The following week, Harold Drasdo was dragged along. My enthusiasm overcoming his well founded reservations based on previous experiences of my 'fantastic discoveries'! After completing Llyndy Arete I tried another couple of unclimbed lines but not without almost killing Harold when a ledge I was standing on suddenly departed from the cliff and just missed him by an arm's length! Giving up on the upper cliff we picked our way back down to the lower cliff to try out an obvious line which I noticed on the way up. This perfect, sharp edged arete was striking in its purity. It stood proud of the main body of the cliff like a serrated knife.
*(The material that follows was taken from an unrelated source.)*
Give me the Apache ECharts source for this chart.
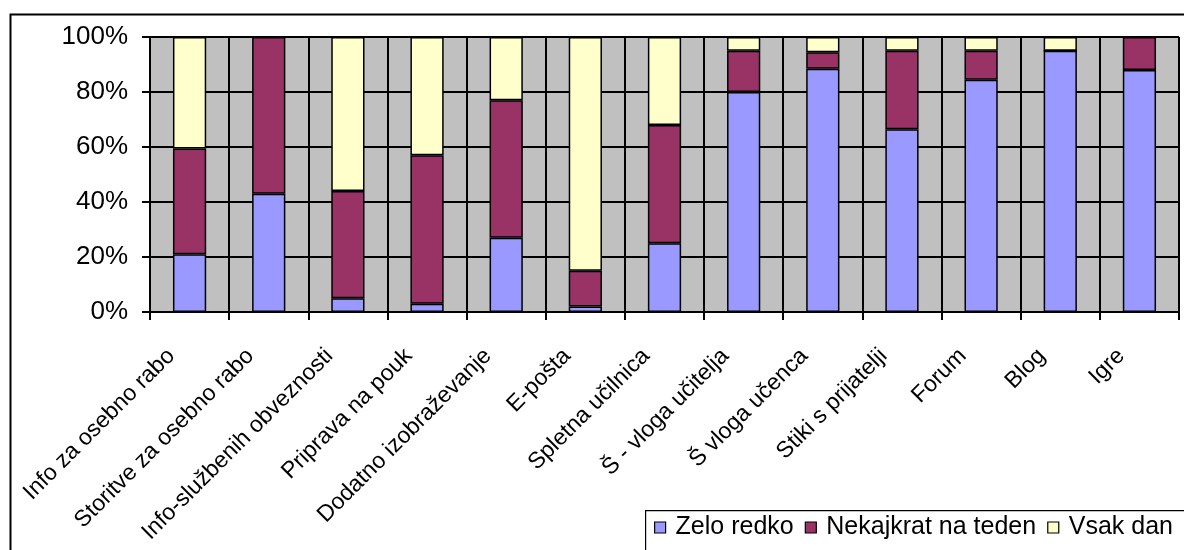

Taking care with some more loose rock within the V groove at the base I bridged up and pulled out onto the arete. Easier climbing led to a half way ledge above which the arete narrowed to a razor's edge before gaining some girth near the top.

Unavoidable loose blocks prevented a direct ascent this time so I tackled a shallow groove on the left. Although short it was quite thin in places and demanded a long, committing reach to settle upon what appeared to be a good jug. When tired fingers finally grasped the thank-God hold it turned out to be a Jesus Christ! hold instead. That is...it rattled alarmingly and threatened to cut short my pioneering activities in the blink of an eye. Affixed to the rock by faith and friction I managed to fiddle in a trusty moac and, breathing more easily, managed to swing up to reach better holds above. This line turned out to be Stonecrop El 5a.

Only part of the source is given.